__Dataset__.
******************************
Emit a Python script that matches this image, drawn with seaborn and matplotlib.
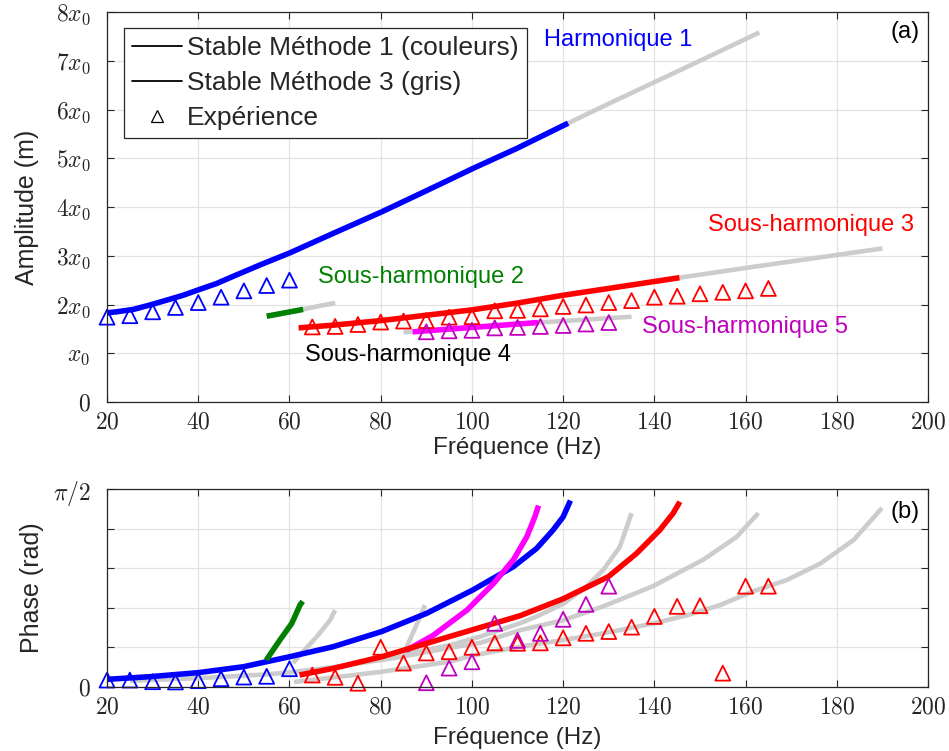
******************************
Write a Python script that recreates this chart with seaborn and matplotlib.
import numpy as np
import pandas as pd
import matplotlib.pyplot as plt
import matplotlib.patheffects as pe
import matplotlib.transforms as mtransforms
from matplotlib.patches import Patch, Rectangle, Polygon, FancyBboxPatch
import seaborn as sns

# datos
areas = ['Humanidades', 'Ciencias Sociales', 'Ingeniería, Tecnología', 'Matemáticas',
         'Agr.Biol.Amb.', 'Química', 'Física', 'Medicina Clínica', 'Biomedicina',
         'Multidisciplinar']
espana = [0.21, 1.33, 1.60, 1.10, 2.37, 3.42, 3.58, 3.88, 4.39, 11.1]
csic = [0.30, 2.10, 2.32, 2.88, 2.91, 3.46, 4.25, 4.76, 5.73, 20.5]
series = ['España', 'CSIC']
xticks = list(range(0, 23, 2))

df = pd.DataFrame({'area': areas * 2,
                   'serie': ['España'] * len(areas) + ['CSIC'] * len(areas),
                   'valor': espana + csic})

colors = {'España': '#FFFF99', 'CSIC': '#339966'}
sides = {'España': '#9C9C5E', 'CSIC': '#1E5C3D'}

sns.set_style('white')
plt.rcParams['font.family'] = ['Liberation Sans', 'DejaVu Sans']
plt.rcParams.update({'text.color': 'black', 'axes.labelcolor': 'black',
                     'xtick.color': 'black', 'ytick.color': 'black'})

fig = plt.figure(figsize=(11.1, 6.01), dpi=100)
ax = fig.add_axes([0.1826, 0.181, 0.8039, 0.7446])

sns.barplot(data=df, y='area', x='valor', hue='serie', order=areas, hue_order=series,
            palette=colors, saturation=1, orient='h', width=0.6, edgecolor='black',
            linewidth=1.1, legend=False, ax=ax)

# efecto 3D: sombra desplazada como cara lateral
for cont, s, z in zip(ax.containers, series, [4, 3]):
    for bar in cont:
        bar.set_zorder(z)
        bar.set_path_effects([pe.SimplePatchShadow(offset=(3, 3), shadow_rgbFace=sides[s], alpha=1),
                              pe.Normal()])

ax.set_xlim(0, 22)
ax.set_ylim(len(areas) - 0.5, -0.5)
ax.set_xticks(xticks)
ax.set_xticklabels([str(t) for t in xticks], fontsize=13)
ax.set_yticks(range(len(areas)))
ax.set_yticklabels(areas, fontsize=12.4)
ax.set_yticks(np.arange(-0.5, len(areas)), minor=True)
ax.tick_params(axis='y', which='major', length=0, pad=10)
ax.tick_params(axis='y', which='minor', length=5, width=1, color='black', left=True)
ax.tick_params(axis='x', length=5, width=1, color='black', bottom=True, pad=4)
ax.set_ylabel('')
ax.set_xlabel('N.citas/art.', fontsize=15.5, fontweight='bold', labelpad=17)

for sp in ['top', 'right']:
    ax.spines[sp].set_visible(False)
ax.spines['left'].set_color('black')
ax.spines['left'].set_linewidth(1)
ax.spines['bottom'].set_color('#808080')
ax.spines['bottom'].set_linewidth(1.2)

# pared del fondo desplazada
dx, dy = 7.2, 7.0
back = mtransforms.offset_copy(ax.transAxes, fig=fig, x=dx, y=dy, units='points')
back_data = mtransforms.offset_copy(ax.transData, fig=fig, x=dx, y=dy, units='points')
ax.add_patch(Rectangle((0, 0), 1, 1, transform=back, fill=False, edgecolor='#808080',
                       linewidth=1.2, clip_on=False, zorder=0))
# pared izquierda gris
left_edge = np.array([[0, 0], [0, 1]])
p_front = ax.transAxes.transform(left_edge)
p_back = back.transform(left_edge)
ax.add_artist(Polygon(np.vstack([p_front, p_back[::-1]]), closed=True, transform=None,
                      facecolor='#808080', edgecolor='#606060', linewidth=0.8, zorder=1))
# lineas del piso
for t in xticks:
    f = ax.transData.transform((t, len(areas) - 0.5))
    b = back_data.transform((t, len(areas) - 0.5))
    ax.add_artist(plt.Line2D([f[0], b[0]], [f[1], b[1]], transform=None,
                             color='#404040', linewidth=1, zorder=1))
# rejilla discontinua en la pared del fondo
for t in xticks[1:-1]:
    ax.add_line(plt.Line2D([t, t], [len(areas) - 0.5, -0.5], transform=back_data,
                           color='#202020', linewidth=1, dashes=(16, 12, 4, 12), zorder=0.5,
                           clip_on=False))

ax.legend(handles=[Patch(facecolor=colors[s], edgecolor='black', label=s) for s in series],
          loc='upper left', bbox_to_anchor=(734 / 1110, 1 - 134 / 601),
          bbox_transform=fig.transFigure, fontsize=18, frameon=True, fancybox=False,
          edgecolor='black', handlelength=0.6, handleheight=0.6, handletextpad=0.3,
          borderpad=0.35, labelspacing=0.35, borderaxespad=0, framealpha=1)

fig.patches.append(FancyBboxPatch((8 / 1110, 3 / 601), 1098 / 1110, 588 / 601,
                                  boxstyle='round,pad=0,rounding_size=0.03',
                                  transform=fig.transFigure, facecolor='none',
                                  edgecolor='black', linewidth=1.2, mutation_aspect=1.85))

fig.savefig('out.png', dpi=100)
******************************
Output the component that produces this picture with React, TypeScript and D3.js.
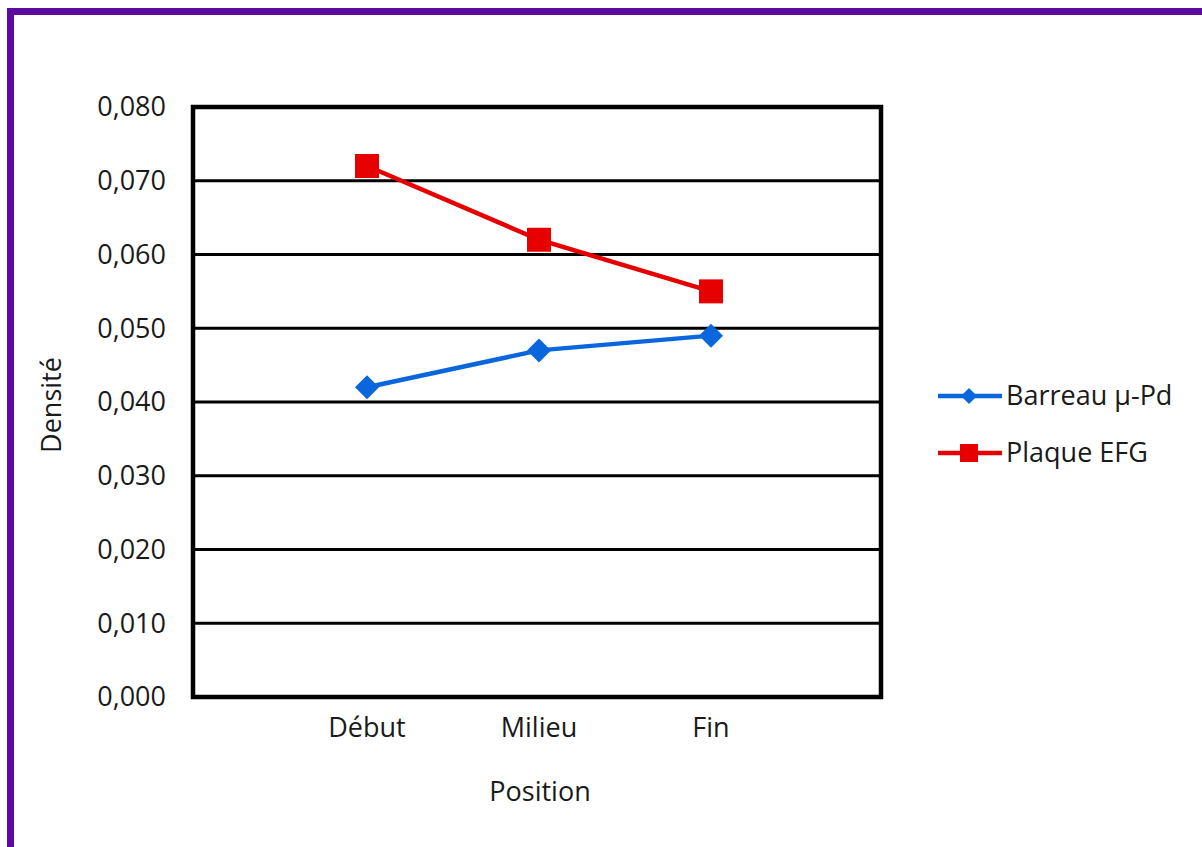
******************************
Take the listing above and repeat exactly the lines from the one containing "Write a Python" through the one containing "import seaborn as sns", both included.

Write a Python script that recreates this chart with seaborn and matplotlib.
import numpy as np
import pandas as pd
import matplotlib.pyplot as plt
import matplotlib.patheffects as pe
import matplotlib.transforms as mtransforms
from matplotlib.patches import Patch, Rectangle, Polygon, FancyBboxPatch
import seaborn as sns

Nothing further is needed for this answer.